Last week I spent a day interviewing candidates for a programmer position. One of the candidates discussed things that he looked for in an organisation. Two things in particular struck me: He wanted to work in an organisation that, if he was making good progress, didn’t slow him down and that, if he asked a stupid question, didn’t call him stupid. The first question revealed the candidates lack of experience (not a problem in this case btw) but the second one is very important to a career in software engineering.
Is is very important to ask stupid questions. The amount that a developer is expected to know is huge. They must understand their own field of software development, which is rapidly expanding, the domain of their client and be able to think about both at the tiniest level of detail and the highest abstraction. It is inevitable that things fall through the gaps along the way, and often the only way to pick those things up is to ask stupid questions. If you are afraid to ask stupid questions you’re going to proceed much more slowly then you could otherwise. Of course, most people don’t like asking questions that they suspect might be stupid, but developers should consider this as part of their role.
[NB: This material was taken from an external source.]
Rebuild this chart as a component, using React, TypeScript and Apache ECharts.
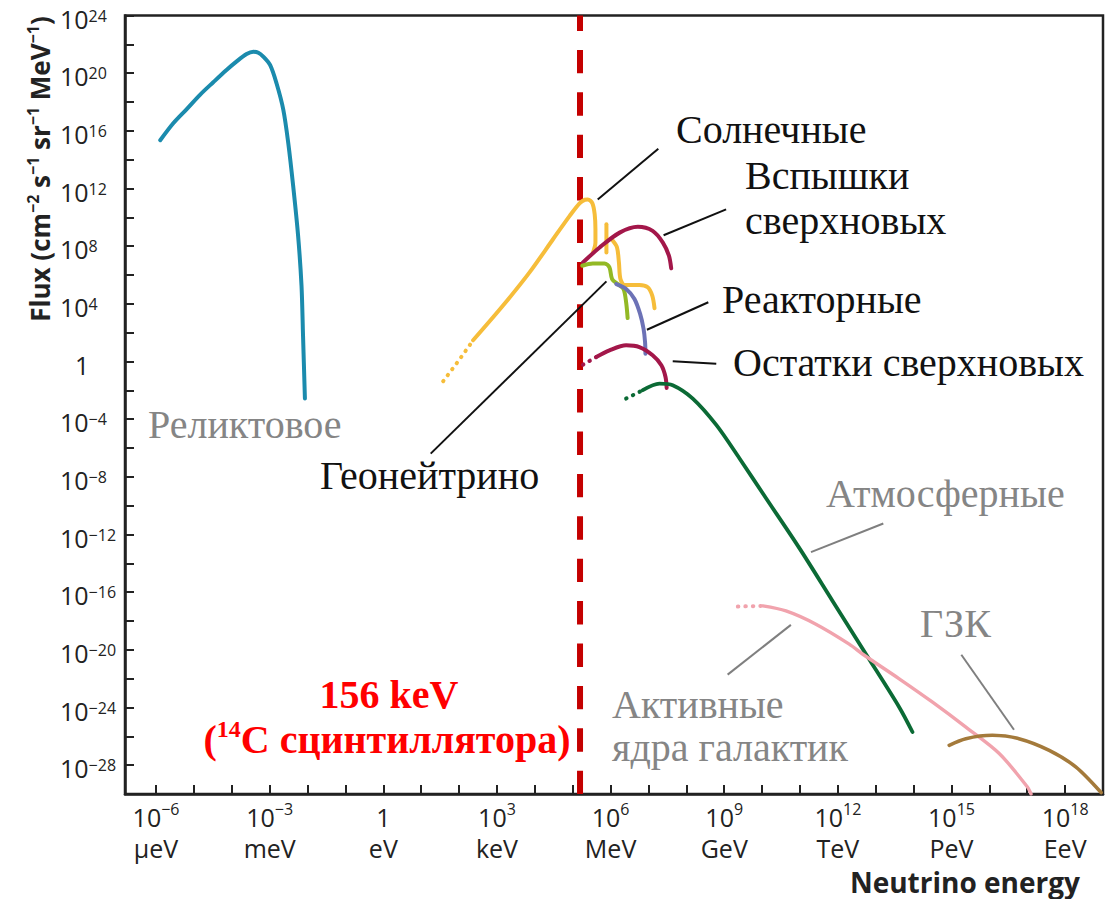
import React, { useEffect, useRef } from 'react';
import * as echarts from 'echarts';

// x: log10(E / eV), y: log10(flux)
const relic = [[-5.89, 15.35], [-5.54, 16.54], [-5.19, 17.51], [-4.84, 18.5], [-4.49, 19.37], [-4.14, 20.22], [-3.88, 20.8], [-3.61, 21.33], [-3.43, 21.49], [-3.3, 21.42], [-3.17, 21.15], [-2.99, 20.57], [-2.82, 19.3], [-2.64, 17.46], [-2.51, 15.16], [-2.38, 12.17], [-2.25, 8.72], [-2.16, 5.26], [-2.12, 1.81], [-2.07, -2.57]];
const solarDots = [[1.58, -1.37], [2.0, 0.1], [2.37, 1.47]];
const solarMain = [[2.37, 1.47], [3.16, 3.88], [3.86, 6.18], [4.48, 8.48], [4.92, 10.1], [5.18, 10.97], [5.32, 11.22], [5.4, 11.24], [5.52, 10.97], [5.58, 10.21], [5.6, 9.17], [5.6, 8.25], [5.53, 7.52]];
const solarBe7 = [[5.89, 9.52], [5.89, 7.56]];
const solarB8 = [[6.06, 8.37], [6.17, 7.91], [6.22, 6.87], [6.26, 5.72], [6.37, 5.31], [6.76, 5.31], [6.98, 5.15], [7.1, 4.57], [7.16, 3.7]];
const snBurst = [[5.27, 6.87], [5.71, 7.91], [6.24, 8.94], [6.72, 9.34], [7.11, 9.06], [7.38, 8.25], [7.54, 7.34], [7.6, 6.46]];
const geo = [[5.25, 6.64], [5.53, 6.8], [5.84, 6.8], [5.97, 6.53], [6.04, 5.72], [6.19, 5.37], [6.34, 5.03], [6.41, 4.11], [6.45, 3.01]];
const reactor = [[6.15, 5.37], [6.41, 5.03], [6.63, 4.34], [6.78, 3.3], [6.87, 2.27], [6.91, 1.35], [6.92, 0.54]];
const snRemnantDots = [[5.27, -0.22], [5.62, 0.31]];
const snRemnant = [[5.62, 0.31], [5.97, 0.77], [6.41, 1.12], [6.76, 1.0], [7.11, 0.43], [7.34, -0.26], [7.45, -1.07], [7.48, -1.83]];
const atmDots = [[6.41, -2.57], [6.85, -1.99]];
const atm = [[6.85, -1.99], [7.29, -1.53], [7.64, -1.64], [8.17, -2.57], [8.79, -4.4], [9.4, -6.71], [10.1, -9.47], [10.98, -12.93], [11.86, -16.61], [12.74, -20.29], [13.62, -23.98], [13.97, -25.7]];
const agnDots = [[9.36, -17.0], [10.02, -16.95]];
const agn = [[10.02, -16.95], [10.63, -17.3], [11.42, -18.22], [12.3, -19.6], [12.65, -20.29], [13.62, -22.01], [14.5, -23.63], [15.38, -25.36], [16.26, -27.19], [17.0, -29.5], [17.1, -30.0]];
const gzk = [[14.94, -26.62], [15.38, -26.16], [16.08, -25.93], [16.78, -26.16], [17.58, -26.97], [18.28, -28.12], [18.95, -29.9]];

const cutoffEnergyEV = 156e3; // 156 keV

// leader lines (data coordinates)
const leaderSolar = [[5.66, 11.24], [7.26, 14.75]];
const leaderBurst = [[7.4, 8.76], [9.05, 10.55]];
const leaderReactor = [[6.96, 2.2], [8.58, 4.11]];
const leaderRemnant = [[7.64, 0.02], [8.79, -0.15]];
const leaderGeo = [[5.89, 5.56], [1.25, -6.39]];
const leaderAtm = [[11.29, -13.22], [13.2, -11.24]];
const leaderAgn = [[9.09, -21.72], [10.76, -18.27]];
const leaderGzk = [[15.26, -20.34], [16.65, -25.54]];

// axes
const X_MIN = -6.82;
const X_MAX = 19;
const Y_MIN = -30;
const Y_MAX = 24;
const xTickValues = [-6, -5, -4, -3, -2, -1, 0, 1, 2, 3, 4, 5, 6, 7, 8, 9, 10, 11, 12, 13, 14, 15, 16, 17, 18];
const xLabelExp = [-6, -3, 0, 3, 6, 9, 12, 15, 18];
const xLabelUnits = ['μeV', 'meV', 'eV', 'keV', 'MeV', 'GeV', 'TeV', 'PeV', 'EeV'];
const yLabelExp = [-28, -24, -20, -16, -12, -8, -4, 0, 4, 8, 12, 16, 20, 24];

const C = {
  relic: '#1b8bad',
  solar: '#f6bd3a',
  burst: '#a3174a',
  geo: '#93b925',
  reactor: '#6c72b6',
  atm: '#0b6a35',
  agn: '#f1a3ad',
  gzk: '#a47a3b',
  red: '#c40000',
};

const sup = (e: number) => (e < 0 ? '−' + -e : String(e));
const SANS = "'Open Sans', 'Noto Sans', sans-serif";
const SERIF = "'Liberation Serif', 'DejaVu Serif', serif";

function lineSeries(name: string, data: number[][], color: string, width = 4) {
  return {
    name,
    type: 'line',
    data,
    showSymbol: false,
    symbol: 'none',
    smooth: 0.3,
    silent: true,
    lineStyle: { color, width, cap: 'round', join: 'round' },
    z: 3,
  };
}
function dotSeries(name: string, data: number[][], color: string) {
  return {
    name,
    type: 'line',
    data,
    showSymbol: false,
    symbol: 'none',
    silent: true,
    lineStyle: { color, width: 4, type: [0.5, 7], cap: 'round' },
    z: 3,
  };
}

function leader(pts: number[][], color: string) {
  return [
    { coord: pts[0], lineStyle: { color, width: 2, type: 'solid' } },
    { coord: pts[1] },
  ];
}

export default function App() {
  const ref = useRef<HTMLDivElement>(null);
  useEffect(() => {
    if (!ref.current) return;
    const chart = echarts.init(ref.current, null, { renderer: 'svg' });
    const cutX = Math.log10(cutoffEnergyEV);
    const labelText = (txt: string, x: number, y: number, color: string, size = 40) => ({
      type: 'text',
      x,
      y,
      silent: true,
      style: { text: txt, fill: color, font: `${size}px ${SERIF}`, align: 'left', verticalAlign: 'middle' },
    });
    const option = {
      animation: false,
      backgroundColor: '#ffffff',
      grid: { left: 125, top: 12, right: 9, bottom: 105, show: true, borderColor: '#222', borderWidth: 2.5, backgroundColor: 'transparent' },
      xAxis: {
        type: 'value',
        min: X_MIN,
        max: X_MAX,
        axisLine: { show: true, onZero: false, lineStyle: { color: '#222', width: 2.5 } },
        axisTick: { show: true, inside: true, length: 9, customValues: xTickValues, lineStyle: { color: '#222', width: 2 } },
        splitLine: { show: false },
        axisLabel: {
          customValues: xLabelExp,
          margin: 7,
          formatter: (v: number) => {
            const i = xLabelExp.indexOf(Math.round(v));
            if (i < 0) return '';
            const e = xLabelExp[i];
            const top = e === 0 ? '{b|1}' : `{b|10}{s|${sup(e)}}`;
            return `${top}\n{b|${xLabelUnits[i]}}`;
          },
          rich: {
            b: { fontSize: 25, fontFamily: SANS, color: '#222', lineHeight: 31 },
            s: { fontSize: 16, fontFamily: SANS, color: '#222', verticalAlign: 'top', lineHeight: 18 },
          },
        },
      },
      yAxis: {
        type: 'value',
        min: Y_MIN,
        max: Y_MAX,
        interval: 2,
        axisLine: { show: true, onZero: false, lineStyle: { color: '#222', width: 2.5 } },
        axisTick: { show: true, inside: true, length: 9, lineStyle: { color: '#222', width: 2 } },
        splitLine: { show: false },
        axisLabel: {
          customValues: yLabelExp,
          align: 'left',
          margin: 65,
          formatter: (v: number) => (Math.round(v) === 0 ? '{o|1}' : `{b|10}{s|${sup(Math.round(v))}}`),
          rich: {
            b: { fontSize: 25, fontFamily: SANS, color: '#222', lineHeight: 28, padding: [6, 0, 0, 0] },
            o: { fontSize: 25, fontFamily: SANS, color: '#222', lineHeight: 28, padding: [6, 0, 0, 15] },
            s: { fontSize: 16, fontFamily: SANS, color: '#222', verticalAlign: 'top', lineHeight: 18, padding: [6, 0, 0, 0] },
          },
        },
      },
      series: [
        {
          name: 'cutoff',
          type: 'line',
          data: [[cutX, Y_MAX], [cutX, Y_MIN]],
          showSymbol: false,
          symbol: 'none',
          silent: true,
          lineStyle: { color: C.red, width: 6, type: [23.4, 19], dashOffset: 8, cap: 'butt' },
          z: 2,
        },
        lineSeries('relic', relic, C.relic),
        dotSeries('solarDots', solarDots, C.solar),
        lineSeries('solar', solarMain, C.solar),
        lineSeries('solarBe7', solarBe7, C.solar),
        lineSeries('solarB8', solarB8, C.solar),
        lineSeries('burst', snBurst, C.burst),
        lineSeries('geo', geo, C.geo),
        lineSeries('reactor', reactor, C.reactor),
        dotSeries('remnantDots', snRemnantDots, C.burst),
        lineSeries('remnant', snRemnant, C.burst),
        dotSeries('atmDots', atmDots, C.atm),
        lineSeries('atm', atm, C.atm, 3.8),
        dotSeries('agnDots', agnDots, C.agn),
        lineSeries('agn', agn, C.agn, 3.4),
        lineSeries('gzk', gzk, C.gzk, 3.6),
        {
          name: 'leaders',
          type: 'line',
          data: [],
          silent: true,
          markLine: {
            silent: true,
            animation: false,
            symbol: ['none', 'none'],
            label: { show: false },
            lineStyle: { color: '#111', width: 2, type: 'solid' },
            data: [
              leader(leaderSolar, '#111'),
              leader(leaderBurst, '#111'),
              leader(leaderReactor, '#111'),
              leader(leaderRemnant, '#111'),
              leader(leaderGeo, '#111'),
              leader(leaderAtm, '#7f7f7f'),
              leader(leaderAgn, '#7f7f7f'),
              leader(leaderGzk, '#7f7f7f'),
            ],
          },
          z: 4,
        },
      ],
      graphic: [
        labelText('Солнечные', 676, 129, '#111'),
        labelText('Вспышки', 745, 175, '#111'),
        labelText('сверхновых', 745, 220, '#111'),
        labelText('Реакторные', 722, 299, '#111'),
        labelText('Остатки сверхновых', 733, 362, '#111'),
        labelText('Геонейтрино', 320, 475, '#111'),
        labelText('Реликтовое', 148, 424, '#858585'),
        labelText('Атмосферные', 826, 493, '#858585'),
        labelText('ГЗК', 920, 623, '#858585'),
        labelText('Активные', 612, 704, '#858585'),
        labelText('ядра галактик', 612, 747, '#858585'),
        {
          type: 'text',
          x: 389,
          y: 694,
          silent: true,
          style: { text: '156 keV', fill: '#ff0000', font: `bold 40px ${SERIF}`, align: 'center', verticalAlign: 'middle' },
        },
        {
          type: 'text',
          x: 387,
          y: 739,
          silent: true,
          style: {
            text: '{r|(}{s|14}{r|C сцинтиллятора)}',
            align: 'center',
            verticalAlign: 'middle',
            rich: {
              r: { fontSize: 40, fontWeight: 'bold', fontFamily: SERIF, fill: '#ff0000', lineHeight: 44 },
              s: { fontSize: 24, fontWeight: 'bold', fontFamily: SERIF, fill: '#ff0000', verticalAlign: 'top', lineHeight: 26 },
            },
          },
        },
        {
          type: 'text',
          x: 40,
          y: 169,
          rotation: Math.PI / 2,
          silent: true,
          style: {
            text: '{b|Flux (cm}{s|−2}{b| s}{s|−1}{b| sr}{s|−1}{b| MeV}{s|−1}{b|)}',
            align: 'center',
            verticalAlign: 'middle',
            rich: {
              b: { fontSize: 26, fontWeight: 'bold', fontFamily: SANS, fill: '#222', lineHeight: 30 },
              s: { fontSize: 16, fontWeight: 'bold', fontFamily: SANS, fill: '#222', verticalAlign: 'top', lineHeight: 17 },
            },
          },
        },
        {
          type: 'text',
          x: 1080,
          y: 882,
          silent: true,
          style: { text: 'Neutrino energy', fill: '#222', font: `bold 28px ${SANS}`, lineHeight: 30, align: 'right', verticalAlign: 'middle' },
        },
      ],
    };
    chart.setOption(option as any);
    return () => chart.dispose();
  }, []);
  return <div ref={ref} style={{ position: 'fixed', left: 0, top: 0, width: '1112px', height: '899px' }} />;
}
One consequence of this attitude is that a software team, when it takes on a new member, must expect a whole series of questions from that newcomer about their domain, design decisions and working practice. They must allow for this in their planning and encourage this from that person. However, everyone has limits about being pestered about things that seem stupid, and my stated limit is that if someone asks me to show or explain to them the same thing three times I will be cross. Twice is ok (expected sometimes), three is not. I hope this encourages people to actively examine their level of understanding at whatever level of abstraction and document the processes they encounter (or, even better, review the documentation that exists).
Oh, and why did the first question suggest a lack of experience? Well, because we’re not actually paid by an organisation to write software (although generally of course, this is what we get a kick out of the most) – we’re paid to solve their technical problems in a sustainable manner. And generally this involves prioritising partial solutions. Thus if an organisation doesn’t understand why you wish to pursue a particular line of work, and you cannot justify that line of work in terms of a problem they have, then it’s legitimate for them to prioritise another piece of work for you. Sorry, but that’s just the way it is. You have the option to continue rich seams of development in your own time (I would say this was one of the primary motivations for open source software), or find an organisation that is more aligned with your own personal enthusiasms – this may mean starting your own.